**GOAL**: Give the data below again exactly as it stands. Omit the pictures.

**DATA SECTION**:
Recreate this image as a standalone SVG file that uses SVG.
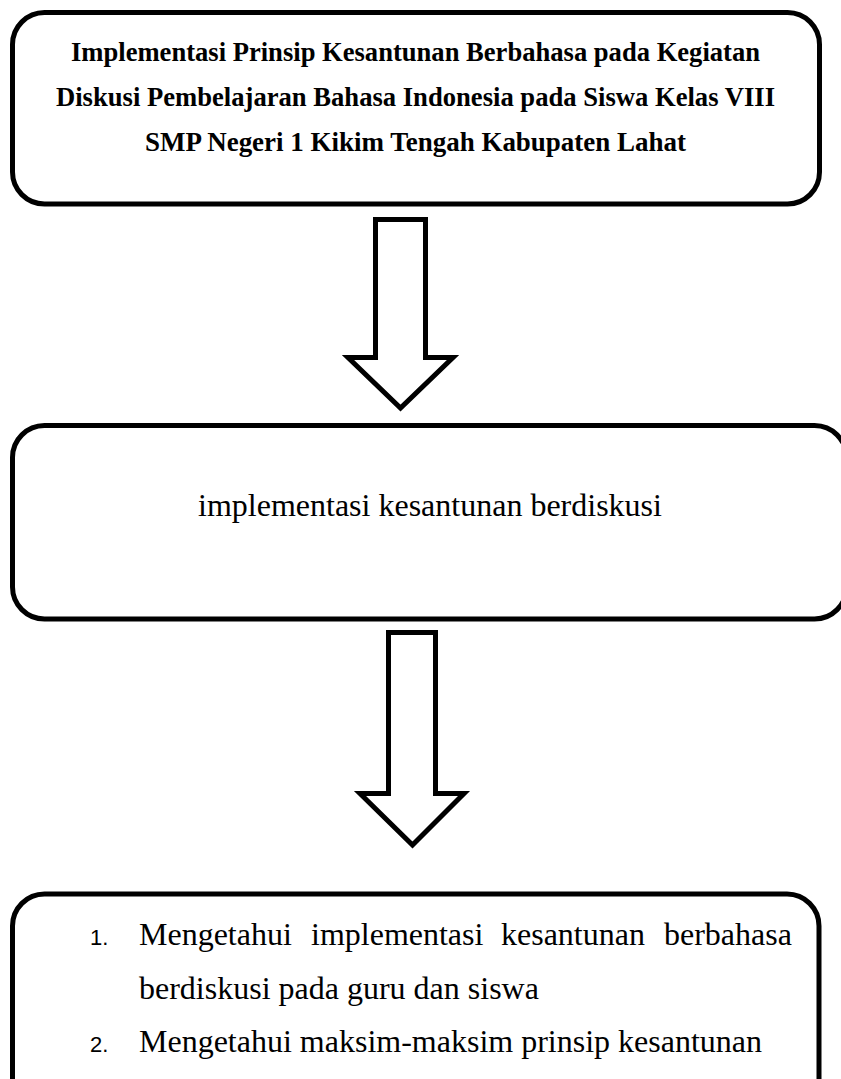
<svg xmlns="http://www.w3.org/2000/svg" width="841" height="1079" viewBox="0 0 841 1079">
<style>
.box{fill:#fff;stroke:#000;stroke-width:5}
.arrow{fill:#fff;stroke:#000;stroke-width:5;stroke-linejoin:miter}
.tb{font-family:"Liberation Serif","Times New Roman",serif;font-weight:bold;font-size:27px;fill:#000;text-anchor:middle}
.t{font-family:"Liberation Serif","Times New Roman",serif;font-size:32px;fill:#000}
.n{font-family:"Liberation Sans",Arial,sans-serif;font-size:22px;fill:#000}
</style>
<rect width="841" height="1079" fill="#fff"/>
<g id="node-title">
<rect class="box" x="12.5" y="12.5" width="807" height="191.5" rx="32"/>
<text class="tb" x="415.5" y="61" textLength="689" lengthAdjust="spacingAndGlyphs">Implementasi Prinsip Kesantunan Berbahasa pada Kegiatan</text>
<text class="tb" x="415.5" y="106" textLength="719" lengthAdjust="spacingAndGlyphs">Diskusi Pembelajaran Bahasa Indonesia pada Siswa Kelas VIII</text>
<text class="tb" x="415.5" y="151" textLength="541" lengthAdjust="spacingAndGlyphs">SMP Negeri 1 Kikim Tengah Kabupaten Lahat</text>
</g>
<g id="node-implementasi">
<rect class="box" x="12.5" y="425.5" width="834" height="193.5" rx="32"/>
<text class="t" x="430" y="516" text-anchor="middle">implementasi kesantunan berdiskusi</text>
</g>
<g id="node-tujuan">
<rect class="box" x="12.5" y="894" width="806.5" height="220" rx="32"/>
<text class="n" x="90" y="945">1.</text>
<text class="t" y="945"><tspan x="139">Mengetahui</tspan><tspan x="311">implementasi</tspan><tspan x="501">kesantunan</tspan><tspan x="664">berbahasa</tspan></text>
<text class="t" x="139" y="998.5">berdiskusi pada guru dan siswa</text>
<text class="n" x="90" y="1052">2.</text>
<text class="t" x="139" y="1052">Mengetahui maksim-maksim prinsip kesantunan</text>
</g>
<g id="connectors">
<polygon class="arrow" points="375.5,219.5 425.5,219.5 425.5,357.5 453,357.5 400.5,408 348,357.5 375.5,357.5"/>
<polygon class="arrow" points="388.5,632.5 435.5,632.5 435.5,793.5 464,793.5 412.5,845 360,793.5 388.5,793.5"/>
</g>
</svg>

**ANSWER TO THE PROBLEM**:
Recreate this image as a standalone SVG file that uses SVG.
<svg xmlns="http://www.w3.org/2000/svg" width="841" height="1079" viewBox="0 0 841 1079">
<style>
.box{fill:#fff;stroke:#000;stroke-width:5}
.arrow{fill:#fff;stroke:#000;stroke-width:5;stroke-linejoin:miter}
.tb{font-family:"Liberation Serif","Times New Roman",serif;font-weight:bold;font-size:27px;fill:#000;text-anchor:middle}
.t{font-family:"Liberation Serif","Times New Roman",serif;font-size:32px;fill:#000}
.n{font-family:"Liberation Sans",Arial,sans-serif;font-size:22px;fill:#000}
</style>
<rect width="841" height="1079" fill="#fff"/>
<g id="node-title">
<rect class="box" x="12.5" y="12.5" width="807" height="191.5" rx="32"/>
<text class="tb" x="415.5" y="61" textLength="689" lengthAdjust="spacingAndGlyphs">Implementasi Prinsip Kesantunan Berbahasa pada Kegiatan</text>
<text class="tb" x="415.5" y="106" textLength="719" lengthAdjust="spacingAndGlyphs">Diskusi Pembelajaran Bahasa Indonesia pada Siswa Kelas VIII</text>
<text class="tb" x="415.5" y="151" textLength="541" lengthAdjust="spacingAndGlyphs">SMP Negeri 1 Kikim Tengah Kabupaten Lahat</text>
</g>
<g id="node-implementasi">
<rect class="box" x="12.5" y="425.5" width="834" height="193.5" rx="32"/>
<text class="t" x="430" y="516" text-anchor="middle">implementasi kesantunan berdiskusi</text>
</g>
<g id="node-tujuan">
<rect class="box" x="12.5" y="894" width="806.5" height="220" rx="32"/>
<text class="n" x="90" y="945">1.</text>
<text class="t" y="945"><tspan x="139">Mengetahui</tspan><tspan x="311">implementasi</tspan><tspan x="501">kesantunan</tspan><tspan x="664">berbahasa</tspan></text>
<text class="t" x="139" y="998.5">berdiskusi pada guru dan siswa</text>
<text class="n" x="90" y="1052">2.</text>
<text class="t" x="139" y="1052">Mengetahui maksim-maksim prinsip kesantunan</text>
</g>
<g id="connectors">
<polygon class="arrow" points="375.5,219.5 425.5,219.5 425.5,357.5 453,357.5 400.5,408 348,357.5 375.5,357.5"/>
<polygon class="arrow" points="388.5,632.5 435.5,632.5 435.5,793.5 464,793.5 412.5,845 360,793.5 388.5,793.5"/>
</g>
</svg>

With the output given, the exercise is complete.